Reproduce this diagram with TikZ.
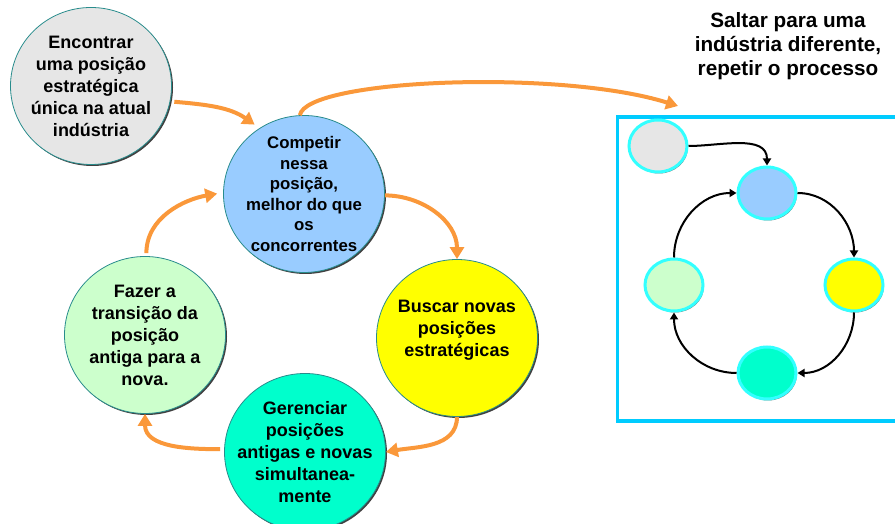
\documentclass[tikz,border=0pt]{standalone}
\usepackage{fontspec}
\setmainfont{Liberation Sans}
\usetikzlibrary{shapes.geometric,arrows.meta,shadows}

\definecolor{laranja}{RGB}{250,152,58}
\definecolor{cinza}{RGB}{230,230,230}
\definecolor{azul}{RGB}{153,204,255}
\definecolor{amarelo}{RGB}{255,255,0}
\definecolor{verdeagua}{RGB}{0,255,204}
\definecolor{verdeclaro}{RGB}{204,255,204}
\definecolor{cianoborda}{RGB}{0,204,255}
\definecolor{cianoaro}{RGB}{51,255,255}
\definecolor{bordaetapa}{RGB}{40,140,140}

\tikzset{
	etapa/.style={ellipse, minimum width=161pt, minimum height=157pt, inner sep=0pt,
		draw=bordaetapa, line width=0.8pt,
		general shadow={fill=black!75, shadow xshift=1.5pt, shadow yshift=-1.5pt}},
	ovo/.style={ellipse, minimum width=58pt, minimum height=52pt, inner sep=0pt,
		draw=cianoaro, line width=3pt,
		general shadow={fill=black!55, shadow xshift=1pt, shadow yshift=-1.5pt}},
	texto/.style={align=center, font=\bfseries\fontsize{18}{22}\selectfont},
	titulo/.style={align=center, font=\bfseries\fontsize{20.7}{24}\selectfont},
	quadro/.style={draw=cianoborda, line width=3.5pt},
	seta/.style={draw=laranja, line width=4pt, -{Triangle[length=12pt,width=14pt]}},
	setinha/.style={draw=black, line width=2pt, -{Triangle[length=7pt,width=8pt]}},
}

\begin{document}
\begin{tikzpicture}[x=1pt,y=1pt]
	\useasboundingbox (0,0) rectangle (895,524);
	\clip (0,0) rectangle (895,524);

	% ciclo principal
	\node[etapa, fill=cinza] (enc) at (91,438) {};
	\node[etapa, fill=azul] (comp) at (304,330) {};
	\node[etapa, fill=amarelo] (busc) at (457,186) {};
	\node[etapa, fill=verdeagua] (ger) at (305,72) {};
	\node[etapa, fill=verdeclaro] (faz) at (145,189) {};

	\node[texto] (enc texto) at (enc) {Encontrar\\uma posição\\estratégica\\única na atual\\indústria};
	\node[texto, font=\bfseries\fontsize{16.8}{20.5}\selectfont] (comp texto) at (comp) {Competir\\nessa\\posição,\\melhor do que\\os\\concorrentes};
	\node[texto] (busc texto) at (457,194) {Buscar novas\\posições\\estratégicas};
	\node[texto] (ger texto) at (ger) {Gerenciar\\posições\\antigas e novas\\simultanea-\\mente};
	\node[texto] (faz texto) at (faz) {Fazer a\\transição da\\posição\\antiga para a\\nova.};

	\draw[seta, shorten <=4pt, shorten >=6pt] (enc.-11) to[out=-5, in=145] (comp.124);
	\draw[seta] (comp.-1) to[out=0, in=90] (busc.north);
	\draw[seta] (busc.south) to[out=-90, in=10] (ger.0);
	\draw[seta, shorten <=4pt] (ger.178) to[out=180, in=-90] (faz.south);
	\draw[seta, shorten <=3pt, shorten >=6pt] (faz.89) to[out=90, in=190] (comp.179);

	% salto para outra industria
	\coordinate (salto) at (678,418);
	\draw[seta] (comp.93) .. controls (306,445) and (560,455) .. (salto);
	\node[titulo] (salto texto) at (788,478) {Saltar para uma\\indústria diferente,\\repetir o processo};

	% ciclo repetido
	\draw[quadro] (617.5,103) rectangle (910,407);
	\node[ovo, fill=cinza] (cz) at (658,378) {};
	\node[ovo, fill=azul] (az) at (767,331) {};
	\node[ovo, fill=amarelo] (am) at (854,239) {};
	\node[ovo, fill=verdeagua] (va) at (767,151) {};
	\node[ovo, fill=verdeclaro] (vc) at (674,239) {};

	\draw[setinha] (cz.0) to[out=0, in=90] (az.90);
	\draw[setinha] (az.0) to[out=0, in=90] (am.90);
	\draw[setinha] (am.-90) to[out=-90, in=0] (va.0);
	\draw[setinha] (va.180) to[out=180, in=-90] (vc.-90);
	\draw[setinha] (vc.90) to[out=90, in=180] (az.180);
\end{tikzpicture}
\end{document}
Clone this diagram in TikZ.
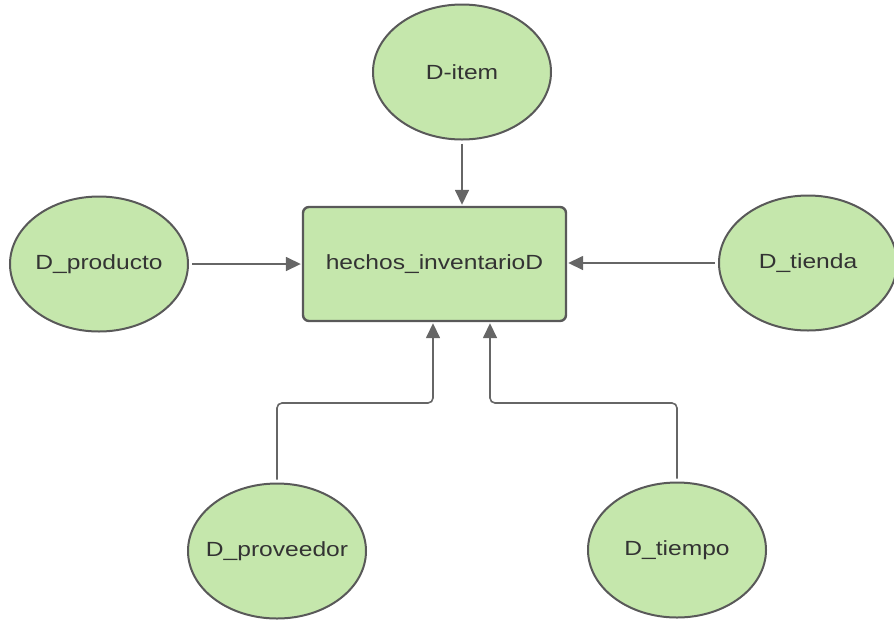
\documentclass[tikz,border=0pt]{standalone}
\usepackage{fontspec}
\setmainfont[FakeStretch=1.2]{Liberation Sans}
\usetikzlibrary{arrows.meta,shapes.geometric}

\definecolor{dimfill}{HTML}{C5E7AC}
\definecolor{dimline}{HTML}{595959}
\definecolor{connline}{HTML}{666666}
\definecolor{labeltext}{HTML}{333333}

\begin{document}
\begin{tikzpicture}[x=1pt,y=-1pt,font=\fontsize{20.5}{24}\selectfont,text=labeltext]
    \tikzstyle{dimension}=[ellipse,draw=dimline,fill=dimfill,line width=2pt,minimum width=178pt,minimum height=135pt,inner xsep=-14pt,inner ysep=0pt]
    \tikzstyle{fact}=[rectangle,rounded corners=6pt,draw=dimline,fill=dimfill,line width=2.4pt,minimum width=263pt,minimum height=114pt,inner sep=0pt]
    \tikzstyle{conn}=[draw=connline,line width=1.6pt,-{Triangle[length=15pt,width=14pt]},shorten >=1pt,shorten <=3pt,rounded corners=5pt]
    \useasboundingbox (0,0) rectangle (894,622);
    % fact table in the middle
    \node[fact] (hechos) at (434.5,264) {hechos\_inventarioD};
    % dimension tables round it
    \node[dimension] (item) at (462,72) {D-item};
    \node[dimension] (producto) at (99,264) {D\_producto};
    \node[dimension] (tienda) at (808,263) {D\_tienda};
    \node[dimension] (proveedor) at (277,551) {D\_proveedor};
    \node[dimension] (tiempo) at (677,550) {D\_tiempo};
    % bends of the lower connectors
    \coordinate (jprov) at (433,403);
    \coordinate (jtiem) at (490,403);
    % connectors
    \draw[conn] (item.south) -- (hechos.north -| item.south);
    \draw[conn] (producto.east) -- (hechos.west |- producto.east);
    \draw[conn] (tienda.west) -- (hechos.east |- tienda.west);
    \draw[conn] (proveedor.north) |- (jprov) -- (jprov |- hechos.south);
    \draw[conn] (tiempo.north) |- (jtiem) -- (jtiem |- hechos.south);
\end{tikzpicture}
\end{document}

************

**Written task**
The lines to copy run from the line containing "Clone this diagram in TikZ." through the end of the data above; copy exactly those, minus the pictures.

**Output for this exercise**
Clone this diagram in TikZ.
\documentclass[tikz,border=0pt]{standalone}
\usepackage{fontspec}
\setmainfont[FakeStretch=1.2]{Liberation Sans}
\usetikzlibrary{arrows.meta,shapes.geometric}

\definecolor{dimfill}{HTML}{C5E7AC}
\definecolor{dimline}{HTML}{595959}
\definecolor{connline}{HTML}{666666}
\definecolor{labeltext}{HTML}{333333}

\begin{document}
\begin{tikzpicture}[x=1pt,y=-1pt,font=\fontsize{20.5}{24}\selectfont,text=labeltext]
    \tikzstyle{dimension}=[ellipse,draw=dimline,fill=dimfill,line width=2pt,minimum width=178pt,minimum height=135pt,inner xsep=-14pt,inner ysep=0pt]
    \tikzstyle{fact}=[rectangle,rounded corners=6pt,draw=dimline,fill=dimfill,line width=2.4pt,minimum width=263pt,minimum height=114pt,inner sep=0pt]
    \tikzstyle{conn}=[draw=connline,line width=1.6pt,-{Triangle[length=15pt,width=14pt]},shorten >=1pt,shorten <=3pt,rounded corners=5pt]
    \useasboundingbox (0,0) rectangle (894,622);
    % fact table in the middle
    \node[fact] (hechos) at (434.5,264) {hechos\_inventarioD};
    % dimension tables round it
    \node[dimension] (item) at (462,72) {D-item};
    \node[dimension] (producto) at (99,264) {D\_producto};
    \node[dimension] (tienda) at (808,263) {D\_tienda};
    \node[dimension] (proveedor) at (277,551) {D\_proveedor};
    \node[dimension] (tiempo) at (677,550) {D\_tiempo};
    % bends of the lower connectors
    \coordinate (jprov) at (433,403);
    \coordinate (jtiem) at (490,403);
    % connectors
    \draw[conn] (item.south) -- (hechos.north -| item.south);
    \draw[conn] (producto.east) -- (hechos.west |- producto.east);
    \draw[conn] (tienda.west) -- (hechos.east |- tienda.west);
    \draw[conn] (proveedor.north) |- (jprov) -- (jprov |- hechos.south);
    \draw[conn] (tiempo.north) |- (jtiem) -- (jtiem |- hechos.south);
\end{tikzpicture}
\end{document}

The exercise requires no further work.